> **YOUR OBJECTIVE**:
Without the images, write out the whole listing exactly.

> **MATERIAL TO PROCESS**:
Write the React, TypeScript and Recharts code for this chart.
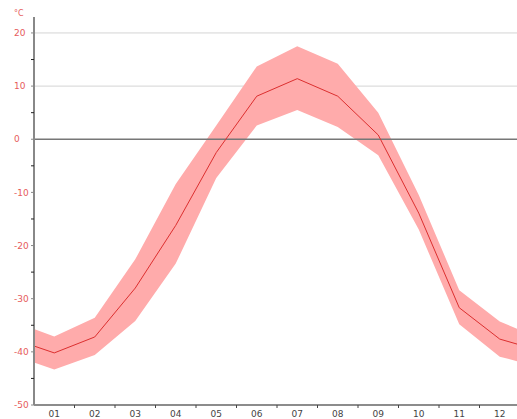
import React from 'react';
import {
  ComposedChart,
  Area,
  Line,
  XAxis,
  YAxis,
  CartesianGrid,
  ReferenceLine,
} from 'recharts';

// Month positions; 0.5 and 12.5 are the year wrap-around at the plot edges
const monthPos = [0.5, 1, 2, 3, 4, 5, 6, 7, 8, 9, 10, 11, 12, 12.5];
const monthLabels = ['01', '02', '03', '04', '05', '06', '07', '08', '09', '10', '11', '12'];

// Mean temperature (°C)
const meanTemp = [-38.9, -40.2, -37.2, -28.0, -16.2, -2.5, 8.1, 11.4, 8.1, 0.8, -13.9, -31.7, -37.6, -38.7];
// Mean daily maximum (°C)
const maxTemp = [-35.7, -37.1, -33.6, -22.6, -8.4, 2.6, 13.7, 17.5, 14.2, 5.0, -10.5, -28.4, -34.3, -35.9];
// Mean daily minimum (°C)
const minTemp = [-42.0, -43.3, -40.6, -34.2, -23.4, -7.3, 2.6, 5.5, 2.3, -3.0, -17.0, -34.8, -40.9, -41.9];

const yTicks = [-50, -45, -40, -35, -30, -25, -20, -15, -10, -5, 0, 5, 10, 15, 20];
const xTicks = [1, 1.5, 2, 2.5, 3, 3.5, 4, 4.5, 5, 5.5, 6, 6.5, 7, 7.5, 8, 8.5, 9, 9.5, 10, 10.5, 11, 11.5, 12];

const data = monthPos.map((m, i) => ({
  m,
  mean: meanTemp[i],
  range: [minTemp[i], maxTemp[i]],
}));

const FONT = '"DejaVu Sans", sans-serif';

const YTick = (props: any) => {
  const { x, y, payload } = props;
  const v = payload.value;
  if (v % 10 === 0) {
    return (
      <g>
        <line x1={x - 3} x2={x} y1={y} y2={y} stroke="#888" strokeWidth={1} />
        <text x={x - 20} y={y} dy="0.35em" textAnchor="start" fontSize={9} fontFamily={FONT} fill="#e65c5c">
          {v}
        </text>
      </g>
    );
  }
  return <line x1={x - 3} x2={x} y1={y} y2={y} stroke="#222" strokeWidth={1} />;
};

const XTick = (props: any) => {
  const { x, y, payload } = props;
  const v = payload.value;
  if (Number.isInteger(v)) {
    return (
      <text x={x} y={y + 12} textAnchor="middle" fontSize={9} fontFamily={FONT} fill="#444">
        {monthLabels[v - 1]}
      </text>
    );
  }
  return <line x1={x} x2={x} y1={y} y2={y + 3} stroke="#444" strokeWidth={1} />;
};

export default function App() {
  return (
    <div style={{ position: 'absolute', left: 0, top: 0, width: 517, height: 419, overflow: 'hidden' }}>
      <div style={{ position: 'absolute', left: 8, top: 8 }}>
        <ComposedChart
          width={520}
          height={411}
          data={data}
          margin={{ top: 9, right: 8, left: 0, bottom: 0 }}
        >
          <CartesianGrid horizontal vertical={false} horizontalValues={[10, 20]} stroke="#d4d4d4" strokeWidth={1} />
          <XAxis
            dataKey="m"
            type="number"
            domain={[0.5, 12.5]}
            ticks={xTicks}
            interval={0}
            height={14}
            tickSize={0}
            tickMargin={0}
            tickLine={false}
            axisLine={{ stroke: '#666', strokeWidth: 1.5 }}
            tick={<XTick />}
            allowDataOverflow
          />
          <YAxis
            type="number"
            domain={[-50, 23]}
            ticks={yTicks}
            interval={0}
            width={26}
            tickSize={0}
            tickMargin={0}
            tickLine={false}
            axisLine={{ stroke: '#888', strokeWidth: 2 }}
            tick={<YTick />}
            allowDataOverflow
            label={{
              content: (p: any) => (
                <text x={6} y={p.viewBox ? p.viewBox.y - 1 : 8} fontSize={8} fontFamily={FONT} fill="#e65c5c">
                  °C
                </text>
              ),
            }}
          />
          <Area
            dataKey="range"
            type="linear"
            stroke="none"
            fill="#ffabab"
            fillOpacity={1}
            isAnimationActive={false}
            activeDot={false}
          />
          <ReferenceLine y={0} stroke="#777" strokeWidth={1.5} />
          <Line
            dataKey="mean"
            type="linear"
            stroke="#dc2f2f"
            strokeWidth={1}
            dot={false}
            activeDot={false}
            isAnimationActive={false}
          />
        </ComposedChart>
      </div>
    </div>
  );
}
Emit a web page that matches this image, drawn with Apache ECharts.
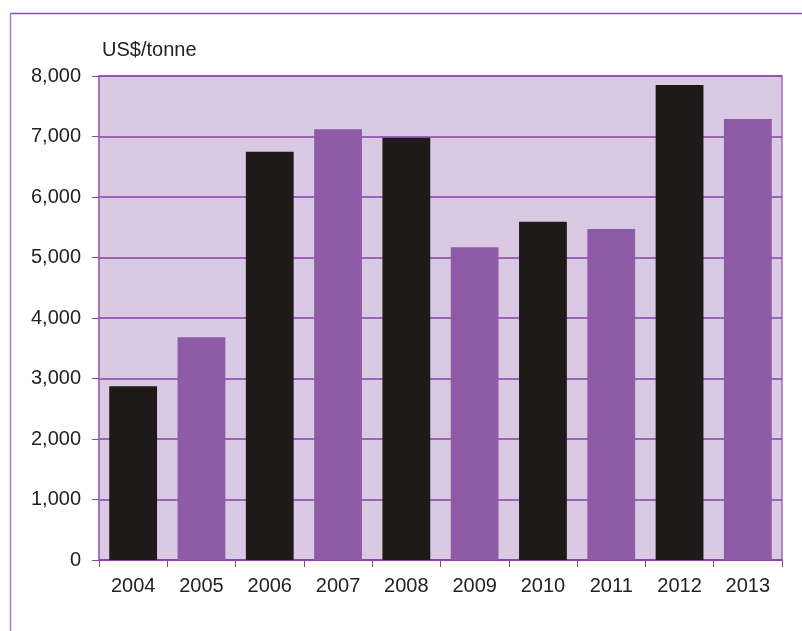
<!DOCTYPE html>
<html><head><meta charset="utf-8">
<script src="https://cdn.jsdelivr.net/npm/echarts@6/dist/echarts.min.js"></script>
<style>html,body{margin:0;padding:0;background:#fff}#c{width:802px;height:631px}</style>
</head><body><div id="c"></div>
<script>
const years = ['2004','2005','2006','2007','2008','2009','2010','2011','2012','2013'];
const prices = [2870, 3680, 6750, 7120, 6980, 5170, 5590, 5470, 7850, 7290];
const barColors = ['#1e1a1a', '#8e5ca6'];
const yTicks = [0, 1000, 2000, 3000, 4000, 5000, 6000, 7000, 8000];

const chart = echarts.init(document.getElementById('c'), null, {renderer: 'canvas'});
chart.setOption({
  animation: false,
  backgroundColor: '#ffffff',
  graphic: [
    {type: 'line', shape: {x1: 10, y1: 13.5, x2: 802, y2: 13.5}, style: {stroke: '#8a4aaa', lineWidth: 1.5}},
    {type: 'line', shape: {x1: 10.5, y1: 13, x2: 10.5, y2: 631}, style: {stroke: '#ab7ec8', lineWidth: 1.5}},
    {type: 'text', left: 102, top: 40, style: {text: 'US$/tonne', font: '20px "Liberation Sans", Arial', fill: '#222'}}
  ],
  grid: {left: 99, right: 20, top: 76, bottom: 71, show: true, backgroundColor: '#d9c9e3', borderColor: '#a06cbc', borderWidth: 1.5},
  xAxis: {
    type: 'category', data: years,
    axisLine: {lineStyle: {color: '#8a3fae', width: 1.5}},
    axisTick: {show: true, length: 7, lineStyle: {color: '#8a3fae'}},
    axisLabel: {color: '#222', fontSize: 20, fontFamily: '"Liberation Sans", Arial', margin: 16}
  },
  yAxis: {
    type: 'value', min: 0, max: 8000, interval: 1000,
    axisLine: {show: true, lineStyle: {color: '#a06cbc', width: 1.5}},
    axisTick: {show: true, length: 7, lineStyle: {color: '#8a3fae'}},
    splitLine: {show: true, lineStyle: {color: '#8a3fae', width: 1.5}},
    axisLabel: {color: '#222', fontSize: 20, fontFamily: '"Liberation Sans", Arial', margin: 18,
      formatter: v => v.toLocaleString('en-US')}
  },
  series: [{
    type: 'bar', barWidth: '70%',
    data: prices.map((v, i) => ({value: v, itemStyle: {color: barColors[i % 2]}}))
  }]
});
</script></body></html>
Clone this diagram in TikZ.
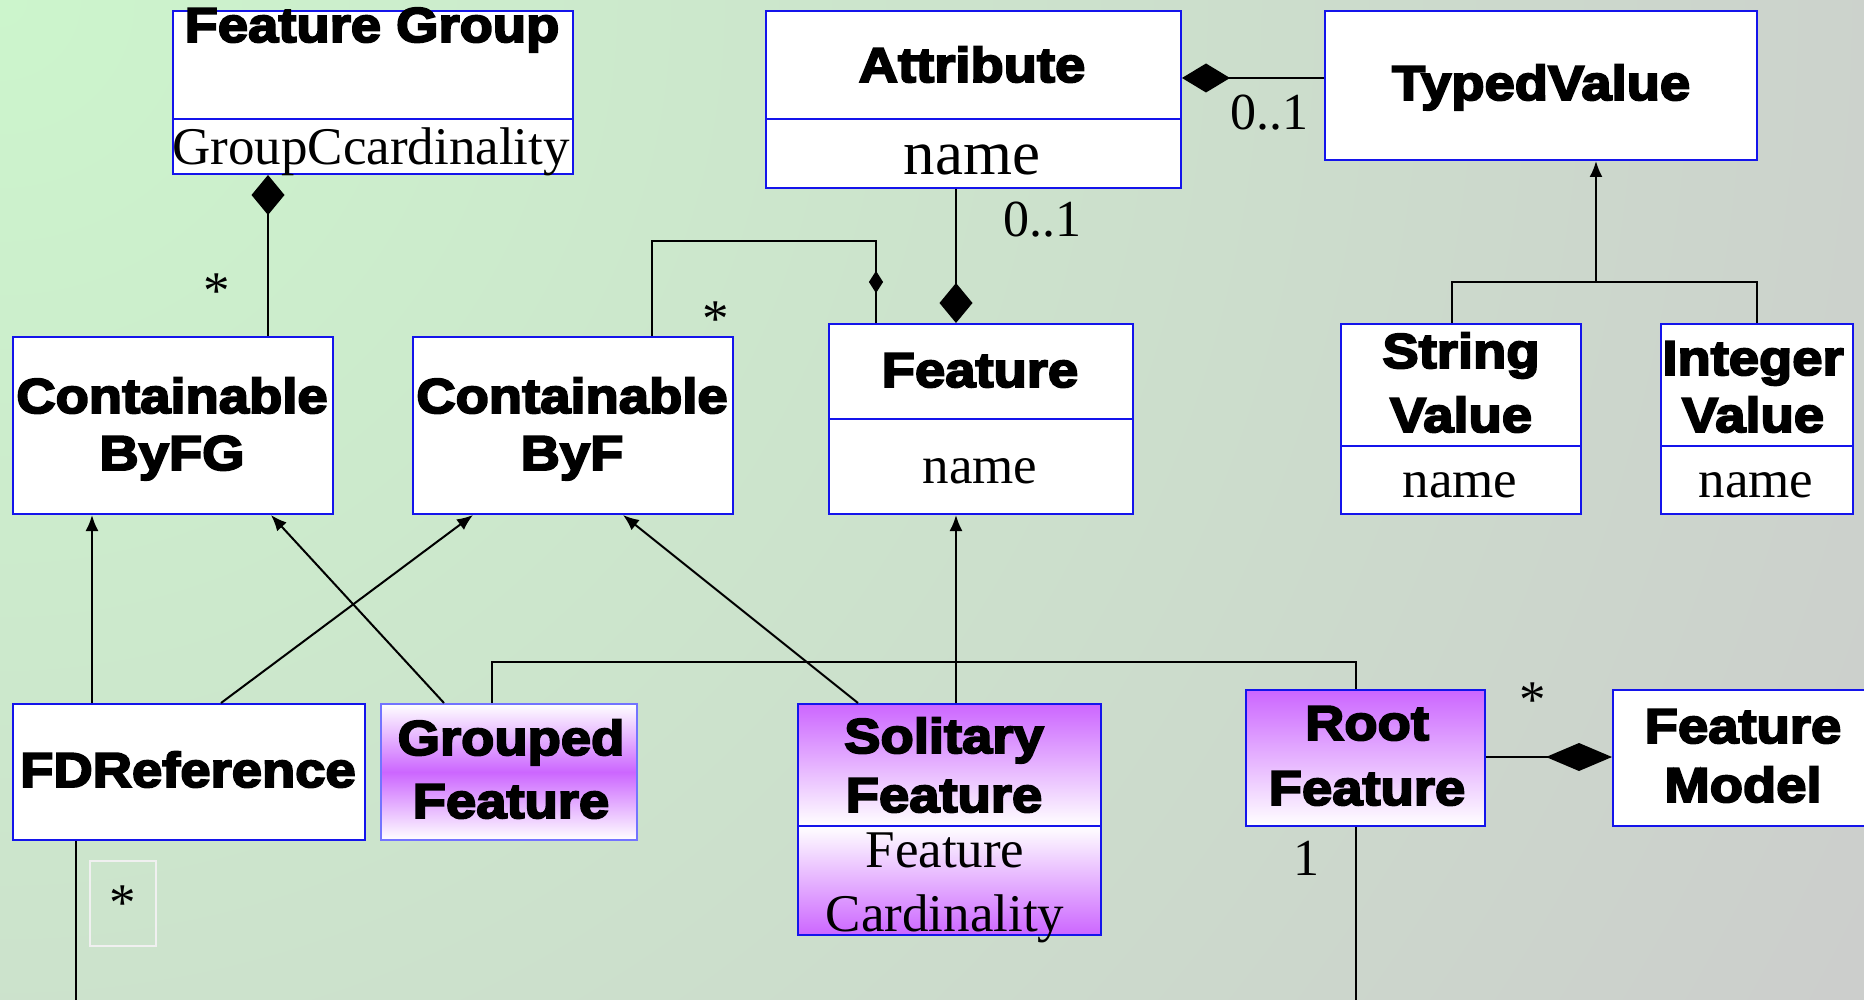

> **SOLUTION FOR THIS PROBLEM**:
Write the React, TypeScript and Recharts code for this chart.
import React from 'react';
import {
  ComposedChart,
  Area,
  Line,
  XAxis,
  YAxis,
  CartesianGrid,
  ReferenceLine,
} from 'recharts';

// Month positions; 0.5 and 12.5 are the year wrap-around at the plot edges
const monthPos = [0.5, 1, 2, 3, 4, 5, 6, 7, 8, 9, 10, 11, 12, 12.5];
const monthLabels = ['01', '02', '03', '04', '05', '06', '07', '08', '09', '10', '11', '12'];

// Mean temperature (°C)
const meanTemp = [-38.9, -40.2, -37.2, -28.0, -16.2, -2.5, 8.1, 11.4, 8.1, 0.8, -13.9, -31.7, -37.6, -38.7];
// Mean daily maximum (°C)
const maxTemp = [-35.7, -37.1, -33.6, -22.6, -8.4, 2.6, 13.7, 17.5, 14.2, 5.0, -10.5, -28.4, -34.3, -35.9];
// Mean daily minimum (°C)
const minTemp = [-42.0, -43.3, -40.6, -34.2, -23.4, -7.3, 2.6, 5.5, 2.3, -3.0, -17.0, -34.8, -40.9, -41.9];

const yTicks = [-50, -45, -40, -35, -30, -25, -20, -15, -10, -5, 0, 5, 10, 15, 20];
const xTicks = [1, 1.5, 2, 2.5, 3, 3.5, 4, 4.5, 5, 5.5, 6, 6.5, 7, 7.5, 8, 8.5, 9, 9.5, 10, 10.5, 11, 11.5, 12];

const data = monthPos.map((m, i) => ({
  m,
  mean: meanTemp[i],
  range: [minTemp[i], maxTemp[i]],
}));

const FONT = '"DejaVu Sans", sans-serif';

const YTick = (props: any) => {
  const { x, y, payload } = props;
  const v = payload.value;
  if (v % 10 === 0) {
    return (
      <g>
        <line x1={x - 3} x2={x} y1={y} y2={y} stroke="#888" strokeWidth={1} />
        <text x={x - 20} y={y} dy="0.35em" textAnchor="start" fontSize={9} fontFamily={FONT} fill="#e65c5c">
          {v}
        </text>
      </g>
    );
  }
  return <line x1={x - 3} x2={x} y1={y} y2={y} stroke="#222" strokeWidth={1} />;
};

const XTick = (props: any) => {
  const { x, y, payload } = props;
  const v = payload.value;
  if (Number.isInteger(v)) {
    return (
      <text x={x} y={y + 12} textAnchor="middle" fontSize={9} fontFamily={FONT} fill="#444">
        {monthLabels[v - 1]}
      </text>
    );
  }
  return <line x1={x} x2={x} y1={y} y2={y + 3} stroke="#444" strokeWidth={1} />;
};

export default function App() {
  return (
    <div style={{ position: 'absolute', left: 0, top: 0, width: 517, height: 419, overflow: 'hidden' }}>
      <div style={{ position: 'absolute', left: 8, top: 8 }}>
        <ComposedChart
          width={520}
          height={411}
          data={data}
          margin={{ top: 9, right: 8, left: 0, bottom: 0 }}
        >
          <CartesianGrid horizontal vertical={false} horizontalValues={[10, 20]} stroke="#d4d4d4" strokeWidth={1} />
          <XAxis
            dataKey="m"
            type="number"
            domain={[0.5, 12.5]}
            ticks={xTicks}
            interval={0}
            height={14}
            tickSize={0}
            tickMargin={0}
            tickLine={false}
            axisLine={{ stroke: '#666', strokeWidth: 1.5 }}
            tick={<XTick />}
            allowDataOverflow
          />
          <YAxis
            type="number"
            domain={[-50, 23]}
            ticks={yTicks}
            interval={0}
            width={26}
            tickSize={0}
            tickMargin={0}
            tickLine={false}
            axisLine={{ stroke: '#888', strokeWidth: 2 }}
            tick={<YTick />}
            allowDataOverflow
            label={{
              content: (p: any) => (
                <text x={6} y={p.viewBox ? p.viewBox.y - 1 : 8} fontSize={8} fontFamily={FONT} fill="#e65c5c">
                  °C
                </text>
              ),
            }}
          />
          <Area
            dataKey="range"
            type="linear"
            stroke="none"
            fill="#ffabab"
            fillOpacity={1}
            isAnimationActive={false}
            activeDot={false}
          />
          <ReferenceLine y={0} stroke="#777" strokeWidth={1.5} />
          <Line
            dataKey="mean"
            type="linear"
            stroke="#dc2f2f"
            strokeWidth={1}
            dot={false}
            activeDot={false}
            isAnimationActive={false}
          />
        </ComposedChart>
      </div>
    </div>
  );
}
Emit a web page that matches this image, drawn with Apache ECharts.
<!DOCTYPE html>
<html><head><meta charset="utf-8">
<script src="https://cdn.jsdelivr.net/npm/echarts@6/dist/echarts.min.js"></script>
<style>html,body{margin:0;padding:0;background:#fff}#c{width:802px;height:631px}</style>
</head><body><div id="c"></div>
<script>
const years = ['2004','2005','2006','2007','2008','2009','2010','2011','2012','2013'];
const prices = [2870, 3680, 6750, 7120, 6980, 5170, 5590, 5470, 7850, 7290];
const barColors = ['#1e1a1a', '#8e5ca6'];
const yTicks = [0, 1000, 2000, 3000, 4000, 5000, 6000, 7000, 8000];

const chart = echarts.init(document.getElementById('c'), null, {renderer: 'canvas'});
chart.setOption({
  animation: false,
  backgroundColor: '#ffffff',
  graphic: [
    {type: 'line', shape: {x1: 10, y1: 13.5, x2: 802, y2: 13.5}, style: {stroke: '#8a4aaa', lineWidth: 1.5}},
    {type: 'line', shape: {x1: 10.5, y1: 13, x2: 10.5, y2: 631}, style: {stroke: '#ab7ec8', lineWidth: 1.5}},
    {type: 'text', left: 102, top: 40, style: {text: 'US$/tonne', font: '20px "Liberation Sans", Arial', fill: '#222'}}
  ],
  grid: {left: 99, right: 20, top: 76, bottom: 71, show: true, backgroundColor: '#d9c9e3', borderColor: '#a06cbc', borderWidth: 1.5},
  xAxis: {
    type: 'category', data: years,
    axisLine: {lineStyle: {color: '#8a3fae', width: 1.5}},
    axisTick: {show: true, length: 7, lineStyle: {color: '#8a3fae'}},
    axisLabel: {color: '#222', fontSize: 20, fontFamily: '"Liberation Sans", Arial', margin: 16}
  },
  yAxis: {
    type: 'value', min: 0, max: 8000, interval: 1000,
    axisLine: {show: true, lineStyle: {color: '#a06cbc', width: 1.5}},
    axisTick: {show: true, length: 7, lineStyle: {color: '#8a3fae'}},
    splitLine: {show: true, lineStyle: {color: '#8a3fae', width: 1.5}},
    axisLabel: {color: '#222', fontSize: 20, fontFamily: '"Liberation Sans", Arial', margin: 18,
      formatter: v => v.toLocaleString('en-US')}
  },
  series: [{
    type: 'bar', barWidth: '70%',
    data: prices.map((v, i) => ({value: v, itemStyle: {color: barColors[i % 2]}}))
  }]
});
</script></body></html>
Clone this diagram in TikZ.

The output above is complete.